I just wanted to clarify that although I was the producer for Asheron's Call 2, and have been lead engineer/lead designer for other MMO titles, I'm not affiliated with the upcoming Star Trek MMO. I worked on an earlier incarnation of the Star Trek MMO, when it was being made by Perpetual. (They went bankrupt and lost the license.) Somehow wires got crossed in the Wired article, and then they got crossed here, too.
This detail would be irrelevant and not worth mentioning, except that the company making the new Star Trek MMO is also making the superhero MMO "Champions Online" -- a direct competitor to CoH.
So there's been a meme of "he's a shill for the competition!" going on at Wired.com, which makes me sad. I am not a shill for any major MMO company... at the moment.
However, I am hyping my amazing blog at http://www.eldergame.com/ but a link to it always seems to get omitted in the article coverage...
I know the above has become a popular argument to make on Slashdot in any topic, but in COH's case, as someone who's played it from launch, I can tell you that your faith is misplaced. Yes, COH actually has a long history at implementing stuff without thinking, and then being suprised when they discover how it can be (ab)used.
From day zero there had been such "exploits" (read: just doing what the system allowed) as the smoke grenade that could floor the enemy's to-hit, or the Hasten which could end up stacking with itself.
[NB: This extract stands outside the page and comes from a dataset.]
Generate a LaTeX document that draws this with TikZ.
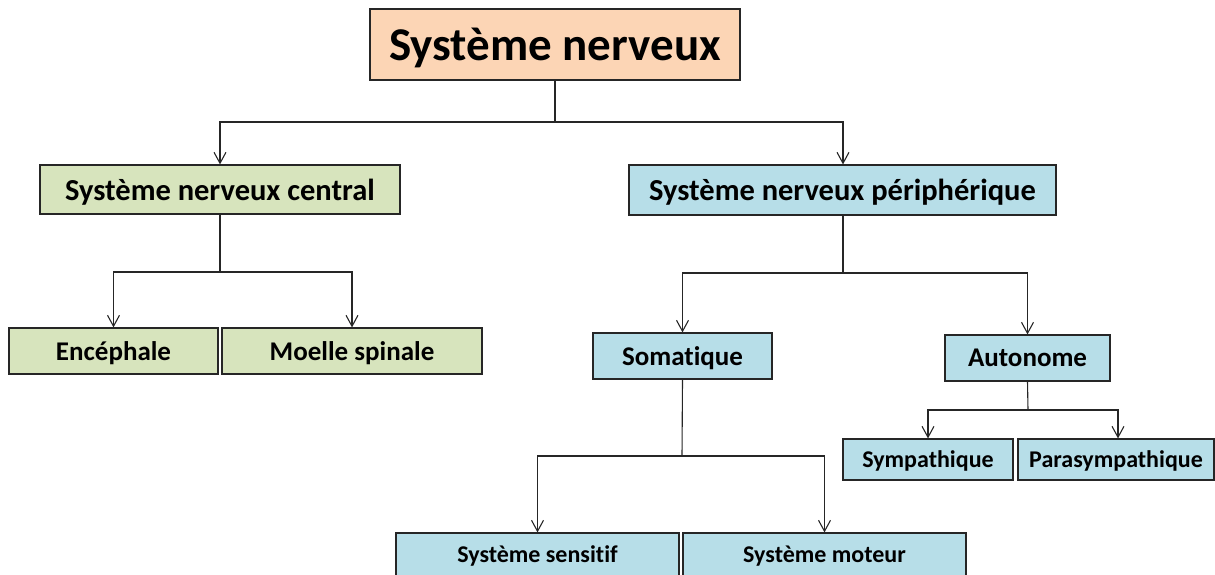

Let me explain the latter because it's a case where, yes, 2 minutes and some basic arithmetic could have foretold it.
"Hasten" was supposed to be a situational power, which for a while made all your attacks recharge much faster. But it wasn't supposed to be permanent. But the darndest thing is: nobody seems to have actually tested what happens when you put six Single-Origin recharge reducers in it, a perfectly valid scenario allowed by the game. In fact, it was possible to make it permanent (recharge time equalled the time its effect stayed up) with only _two_ Single-Origins. Anything more would cause it to recharge faster than it stays up, so you could even have it stack with itself.
Statesman seemed genuinely surprised that this is possible. Nobody did the maths there, and we're talking simple arithmetic and standard "equipment" available at level 22. We're not talking some arcane combination of bonuses or epic equipment being off the chart, but the bog standard stuff bought from the vendor at level 22.
Eventually he agreed to let players have it permanently on, but said that then you'd need a full 6 SOs for that. Something he'd later turn around and present as an exploint in the ED.
The ED itself screwed up power sets like, say, defense because it was an across-the-board change to everyone without any thought about how it affects any particular build, nor any attempt to balance it. It took more than a year to fix the screw-ups introduced by the ED patch.
But to get to the present, just look at some patch notes about architect missions. E.g., one says that now all the melee sets for custom enemies have at least one ranged attack too. Aha. So they launched it without foreseeing that critters with no ranged attack, can be bombed with impunity by anyone who took Hover or Fly? In a game where half the people can fly, nobody foresaw that?
So, you tell me. How come in all their thinking and meetings and all, nobody foresaw something as elementary as that exploit?
Because from where I stand, it looks to me like, yes, sometimes they don't even try.
A polar bear is a cartesian bear after a coordinate transform.